Technically correct ™
Before you get your hopes up: Anyone can download it, but very few will be able to actually run it.
When the RTX 9090 Ti comes, anyone who can afford it will be able to run it.
This would probably run on a a6000 right?
Edit: nope I think I’m off by an order of magnitude
What’s the resources requirements for the 405B model? I did some digging but couldn’t find any documentation during my cursory search.
405b ain’t running local unless you got a proepr set up is enterpise grade lol
I think 70b is possible but I haven’t find anyone confirming it yet
Also would like to know specs on whoever did it
I regularly run llama3 70b unqantized on two P40s and CPU at like 7tokens/s. It’s usable but not very fast.
Typically you need about 1GB graphics RAM for each billion parameters (i.e. one byte per parameter). This is a 405B parameter model. Ouch.

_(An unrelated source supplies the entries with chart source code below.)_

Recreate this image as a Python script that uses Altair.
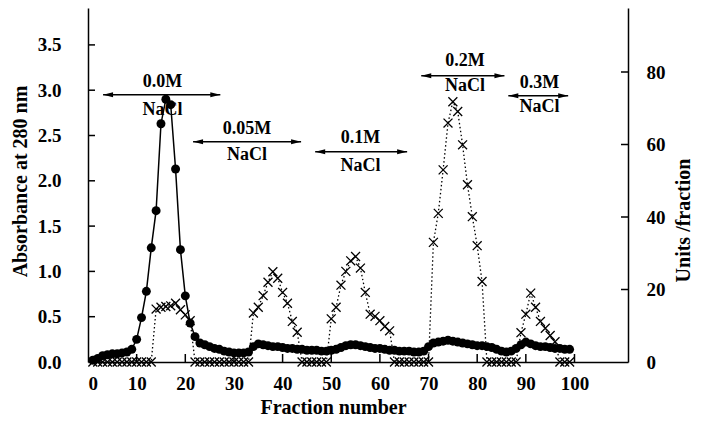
import altair as alt
import pandas as pd

# ---------------- data ----------------
fraction = list(range(1, 100))

absorbance = [
    0.02, 0.04, 0.07, 0.08, 0.09, 0.09, 0.10, 0.11, 0.14, 0.25,
    0.49, 0.78, 1.26, 1.67, 2.63, 2.90, 2.84, 2.13, 1.24, 0.73,
    0.43, 0.28, 0.21, 0.19, 0.17, 0.15, 0.14, 0.12, 0.11, 0.10,
    0.10, 0.10, 0.11, 0.17, 0.20, 0.19, 0.18, 0.17, 0.17, 0.16,
    0.15, 0.15, 0.14, 0.14, 0.13, 0.13, 0.13, 0.12, 0.12, 0.13,
    0.14, 0.16, 0.18, 0.19, 0.19, 0.18, 0.17, 0.16, 0.15, 0.15,
    0.14, 0.13, 0.13, 0.12, 0.12, 0.12, 0.11, 0.11, 0.12, 0.17,
    0.21, 0.22, 0.23, 0.24, 0.23, 0.22, 0.21, 0.20, 0.19, 0.18,
    0.18, 0.17, 0.16, 0.14, 0.12, 0.11, 0.12, 0.15, 0.19, 0.22,
    0.20, 0.18, 0.17, 0.17, 0.16, 0.15, 0.15, 0.14, 0.14,
]

activity = (
    [0] * 13
    + [14.6, 15.1, 15.3, 15.5, 16.2, 14.4, 13.0, 11.4]
    + [0] * 12
    + [13.5, 15.1, 18.3, 22.0, 24.9, 23.1, 19.2, 16.2, 11.2, 8.2]
    + [0] * 6
    + [11.9, 15.1, 21.2, 25.0, 27.9, 29.1, 25.9, 19.2, 13.2, 12.6, 11.4, 9.8, 8.6]
    + [0] * 8
    + [33.0, 41.0, 53.0, 65.9, 71.8, 69.1, 59.9, 48.9, 40.1, 32.1, 22.2]
    + [0] * 7
    + [8.1, 13.2, 19.0, 15.1, 11.2, 9.3, 7.3, 5.6]
    + [0] * 3
)

x_tick_labels = [0, 10, 20, 30, 40, 50, 60, 70, 80, 90, 100]
x_ticks = [10, 20, 30, 40, 50, 60, 70, 80, 90, 100]
abs_tick_labels = [0.0, 0.5, 1.0, 1.5, 2.0, 2.5, 3.0, 3.5]
abs_ticks = [0.5, 1.0, 1.5, 2.0, 2.5, 3.0, 3.5]
act_tick_labels = [0, 20, 40, 60, 80]
act_ticks = [20, 40, 60, 80]

salt_top = ["0.0M", "0.05M", "0.1M", "0.2M", "0.3M"]
salt_bottom = ["NaCl", "NaCl", "NaCl", "NaCl", "NaCl"]
salt_x = [15.3, 32.7, 56.0, 77.5, 92.8]
salt_top_y = [3.09, 2.57, 2.47, 3.32, 3.08]
salt_bottom_y = [2.78, 2.28, 2.16, 3.05, 2.81]
arrow_x1 = [3.1, 21.6, 46.7, 68.5, 86.4]
arrow_x2 = [27.2, 43.8, 65.6, 85.6, 98.7]
arrow_y = [2.95, 2.43, 2.32, 3.16, 2.94]

# ---------------- layout ----------------
W, H = 540, 354
XMAX = 111
AMAX = H / 90.6
UMAX = H / 3.625
FONT = "Liberation Serif"

df = pd.DataFrame({"f": fraction, "a": absorbance, "u": activity})
ann = pd.DataFrame({
    "tx": salt_x, "top": salt_top, "bot": salt_bottom,
    "ty": salt_top_y, "by": salt_bottom_y,
    "x1": arrow_x1, "x2": arrow_x2, "ay": arrow_y,
})

xs = alt.Scale(domain=[0, XMAX], nice=False, zero=False)
ya = alt.Scale(domain=[0, AMAX], nice=False)
yu = alt.Scale(domain=[0, UMAX], nice=False)

x_axis = alt.Axis(
    values=x_tick_labels, format="d", ticks=False, grid=False,
    labelFont=FONT, labelFontWeight="bold", labelFontSize=19, labelColor="black",
    labelPadding=12, domainColor="black", domainWidth=1.5,
    title="Fraction number", titleFont=FONT, titleFontWeight="bold",
    titleFontSize=20, titleColor="black", titleX=245, titleY=51,
    titleBaseline="alphabetic", titleAlign="center",
)
left_axis = alt.Axis(
    values=abs_tick_labels, format=".1f", ticks=False, grid=False,
    labelFont=FONT, labelFontWeight="bold", labelFontSize=19, labelColor="black",
    labelPadding=27, domainColor="black", domainWidth=1.5,
    title="Absorbance at 280 nm", titleFont=FONT, titleFontWeight="bold",
    titleFontSize=20, titleColor="black", titleAngle=270, titleX=-62, titleY=173,
    titleBaseline="alphabetic", titleAlign="center",
)
right_axis = alt.Axis(
    values=act_tick_labels, format="d", ticks=False, grid=False,
    labelFont=FONT, labelFontWeight="bold", labelFontSize=19, labelColor="black",
    labelPadding=18, domainColor="black", domainWidth=1.5,
    title="Units /fraction", titleFont=FONT, titleFontWeight="bold",
    titleFontSize=20, titleColor="black", titleAngle=270, titleX=61, titleY=212,
    titleBaseline="alphabetic", titleAlign="center",
)

X = lambda field: alt.X(field, scale=xs, axis=x_axis)
YA = lambda field: alt.Y(field, scale=ya, axis=left_axis)
YU = lambda field: alt.Y(field, scale=yu, axis=right_axis)

base = alt.Chart(df)

abs_line = base.mark_line(color="black", strokeWidth=1.5).encode(x=X("f:Q"), y=YA("a:Q"))
abs_pts = base.mark_point(shape="circle", filled=True, size=80, color="black", opacity=1).encode(
    x=X("f:Q"), y=YA("a:Q"))
left_ticks = alt.Chart(pd.DataFrame({"t": abs_ticks})).mark_rule(color="black", strokeWidth=1.5).encode(
    y=YA("t:Q"), x=alt.value(0), x2=alt.value(7))
bottom_ticks = alt.Chart(pd.DataFrame({"t": x_ticks})).mark_rule(color="black", strokeWidth=1.5).encode(
    x=X("t:Q"), y=alt.value(H), y2=alt.value(H - 8))

abase = alt.Chart(ann)
arrows = abase.mark_rule(color="black", strokeWidth=1.5).encode(x=X("x1:Q"), x2="x2:Q", y=YA("ay:Q"))
head_l = abase.mark_point(shape="M0,0L2,-0.5L2,0.5Z", filled=True, size=100, color="black", opacity=1).encode(
    x=X("x1:Q"), y=YA("ay:Q"))
head_r = abase.mark_point(shape="M0,0L-2,-0.5L-2,0.5Z", filled=True, size=100, color="black", opacity=1).encode(
    x=X("x2:Q"), y=YA("ay:Q"))
txt_top = abase.mark_text(font=FONT, fontWeight="bold", fontSize=18, color="black", baseline="middle").encode(
    x=X("tx:Q"), y=YA("ty:Q"), text="top:N")
txt_bot = abase.mark_text(font=FONT, fontWeight="bold", fontSize=18, color="black", baseline="middle").encode(
    x=X("tx:Q"), y=YA("by:Q"), text="bot:N")

left_group = alt.layer(abs_line, abs_pts, left_ticks, bottom_ticks, arrows, head_l, head_r, txt_top, txt_bot)

act_line = base.mark_line(color="black", strokeWidth=1.3, strokeDash=[1.5, 2.5]).encode(
    x=X("f:Q"), y=YU("u:Q"))
act_pts = base.mark_point(shape="M-1,-1L1,1M1,-1L-1,1", filled=False, size=80, color="black",
                          strokeWidth=1.3, opacity=1).encode(x=X("f:Q"), y=YU("u:Q"))
right_ticks = alt.Chart(pd.DataFrame({"t": act_ticks})).mark_rule(color="black", strokeWidth=1.5).encode(
    y=YU("t:Q"), x=alt.value(W - 7), x2=alt.value(W))

right_group = alt.layer(act_line, act_pts, right_ticks)

chart = alt.layer(left_group, right_group).resolve_scale(y="independent").properties(
    width=W, height=H,
    padding={"left": 80, "top": 0, "right": 65, "bottom": 54},
    autosize=alt.AutoSizeParams(type="none"),
    background="white",
).configure_view(stroke=None)

chart.save("out.html", embed_options={"renderer": "svg", "actions": False})
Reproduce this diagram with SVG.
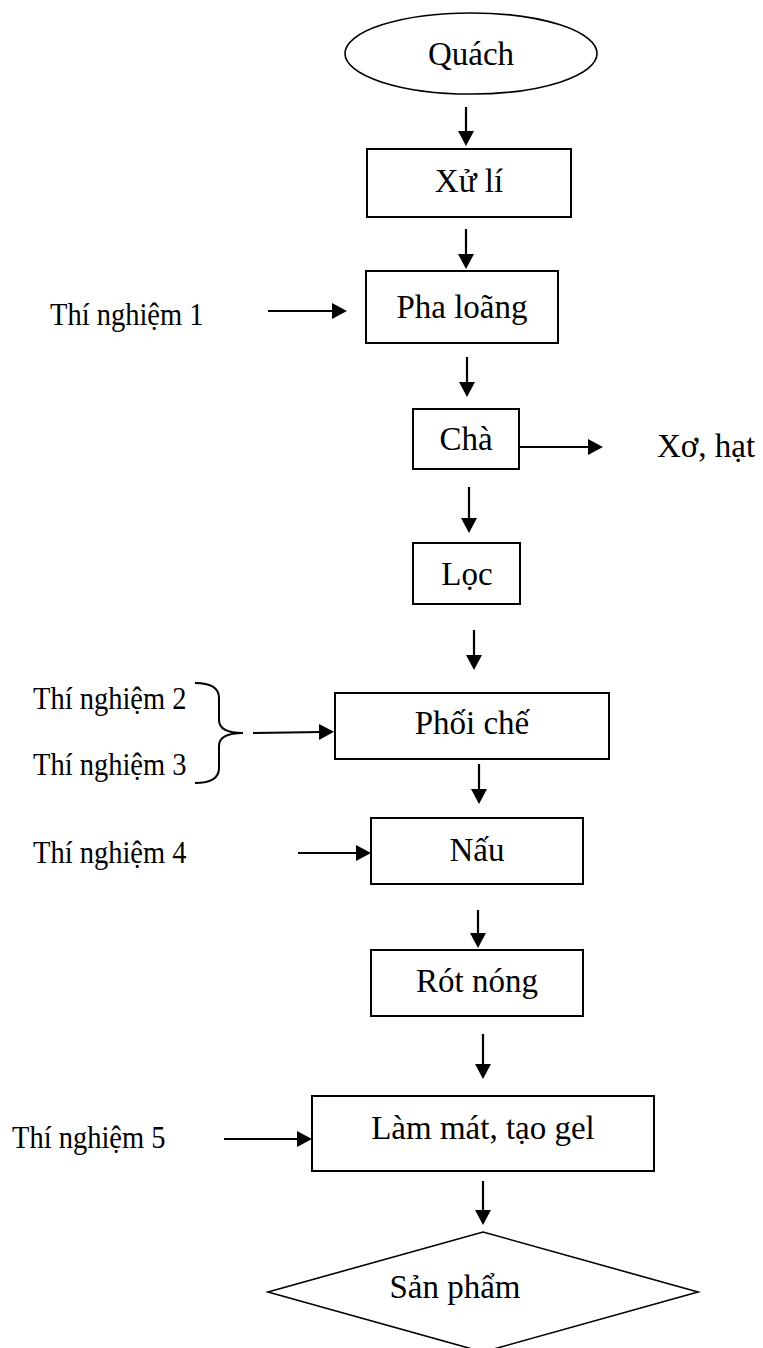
<svg xmlns="http://www.w3.org/2000/svg" width="763" height="1348" viewBox="0 0 763 1348">
  <defs>
    <style>
      .shape { fill: #fff; stroke: #000; stroke-width: 2; }
      .label { font-family: "Liberation Serif", "Times New Roman", serif; font-size: 33px; fill: #000; text-anchor: middle; }
      .side { font-family: "Liberation Serif", "Times New Roman", serif; font-size: 28.5px; fill: #000; }
      .flow { fill: none; stroke: #000; stroke-width: 2.2; marker-end: url(#head); }
      .brace { fill: none; stroke: #000; stroke-width: 2; }
    </style>
    <marker id="head" markerUnits="userSpaceOnUse" markerWidth="18" markerHeight="18" refX="2" refY="8" orient="auto">
      <path d="M0,0 L15,8 L0,16 z" fill="#000"/>
    </marker>
  </defs>
  <rect width="763" height="1348" fill="#fff"/>

  <!-- process steps -->
  <g id="quach">
    <ellipse class="shape" cx="471" cy="53.5" rx="126" ry="40.5" style="stroke-width:1.6"/>
    <text class="label" x="471" y="65">Quách</text>
  </g>
  <g id="xu-li">
    <rect class="shape" x="367" y="149" width="204" height="68"/>
    <text class="label" x="469" y="192">Xử lí</text>
  </g>
  <g id="pha-loang">
    <rect class="shape" x="366" y="271" width="192" height="72"/>
    <text class="label" x="462" y="318">Pha loãng</text>
  </g>
  <g id="cha">
    <rect class="shape" x="413" y="409" width="106" height="60"/>
    <text class="label" x="466" y="450">Chà</text>
  </g>
  <g id="xo-hat">
    <text class="label" x="657" y="457" style="text-anchor:start">Xơ, hạt</text>
  </g>
  <g id="loc">
    <rect class="shape" x="413" y="543" width="107" height="61"/>
    <text class="label" x="467" y="585">Lọc</text>
  </g>
  <g id="phoi-che">
    <rect class="shape" x="335" y="693" width="274" height="66"/>
    <text class="label" x="472" y="734">Phối chế</text>
  </g>
  <g id="nau">
    <rect class="shape" x="371" y="818" width="212" height="66"/>
    <text class="label" x="477" y="861">Nấu</text>
  </g>
  <g id="rot-nong">
    <rect class="shape" x="371" y="950" width="212" height="66"/>
    <text class="label" x="477" y="992">Rót nóng</text>
  </g>
  <g id="lam-mat">
    <rect class="shape" x="312" y="1096" width="342" height="75"/>
    <text class="label" x="483" y="1139">Làm mát, tạo gel</text>
  </g>
  <g id="san-pham">
    <polygon class="shape" points="483,1232 698,1292 483,1352 268,1292" style="stroke-width:1.6"/>
    <text class="label" x="455" y="1298">Sản phẩm</text>
  </g>

  <!-- experiment inputs (slightly tall lettering) -->
  <g id="tn1">
    <text class="side" transform="translate(50,325) scale(1,1.12)">Thí nghiệm 1</text>
  </g>
  <g id="tn2-3">
    <text class="side" transform="translate(33,709) scale(1,1.12)">Thí nghiệm 2</text>
    <text class="side" transform="translate(33,775) scale(1,1.12)">Thí nghiệm 3</text>
    <path class="brace" d="M195,683 Q219,683 219,698 L219,720 Q219,733 243,733 Q219,733 219,746 L219,768 Q219,783 195,783"/>
  </g>
  <g id="tn4">
    <text class="side" transform="translate(33,863) scale(1,1.12)">Thí nghiệm 4</text>
  </g>
  <g id="tn5">
    <text class="side" transform="translate(12,1148) scale(1,1.12)">Thí nghiệm 5</text>
  </g>

  <!-- connectors: each line stops 13px short of the tip, the marker supplies the head -->
  <g id="connectors">
    <line class="flow" x1="466" y1="107" x2="466" y2="133"/>
    <line class="flow" x1="466" y1="229" x2="466" y2="256"/>
    <line class="flow" x1="467" y1="357" x2="467" y2="384"/>
    <line class="flow" x1="469" y1="487" x2="469" y2="520"/>
    <line class="flow" x1="474" y1="630" x2="474" y2="657"/>
    <line class="flow" x1="479" y1="764" x2="479" y2="791"/>
    <line class="flow" x1="478" y1="910" x2="478" y2="935"/>
    <line class="flow" x1="483" y1="1034" x2="483" y2="1066"/>
    <line class="flow" x1="483" y1="1181" x2="483" y2="1212"/>
    <line class="flow" x1="519" y1="447" x2="590" y2="447"/>
    <line class="flow" x1="268" y1="311" x2="334" y2="311"/>
    <line class="flow" x1="253" y1="733" x2="321" y2="732"/>
    <line class="flow" x1="298" y1="853" x2="358" y2="853"/>
    <line class="flow" x1="224" y1="1139" x2="299" y2="1139"/>
  </g>
</svg>
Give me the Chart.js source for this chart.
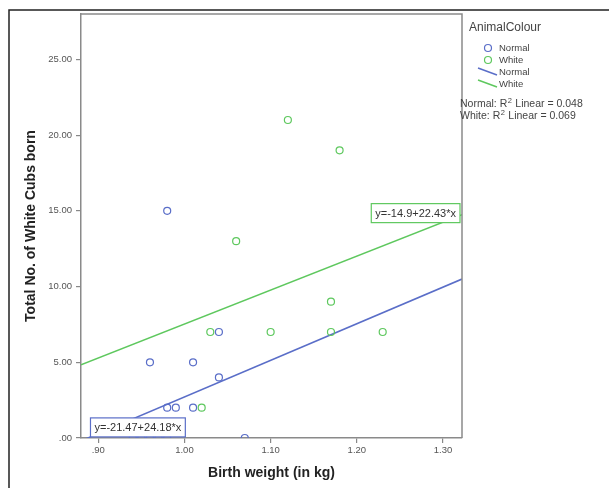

Edit: you can try quantizing it. This reduces the amount of memory required per parameter to 4 bits, 2 bits or even 1 bit. As you reduce the size, the performance of the model can suffer. So in the extreme case you might be able to run this in under 64GB of graphics RAM.
Hmm, I probably have that much distributed across my network… maybe I should look into some way of distributing it across multiple gpu.
Frak, just counted and I only have 270gb installed. Approx 40gb more if I install some of the deprecated cards in any spare pcie slots i can find.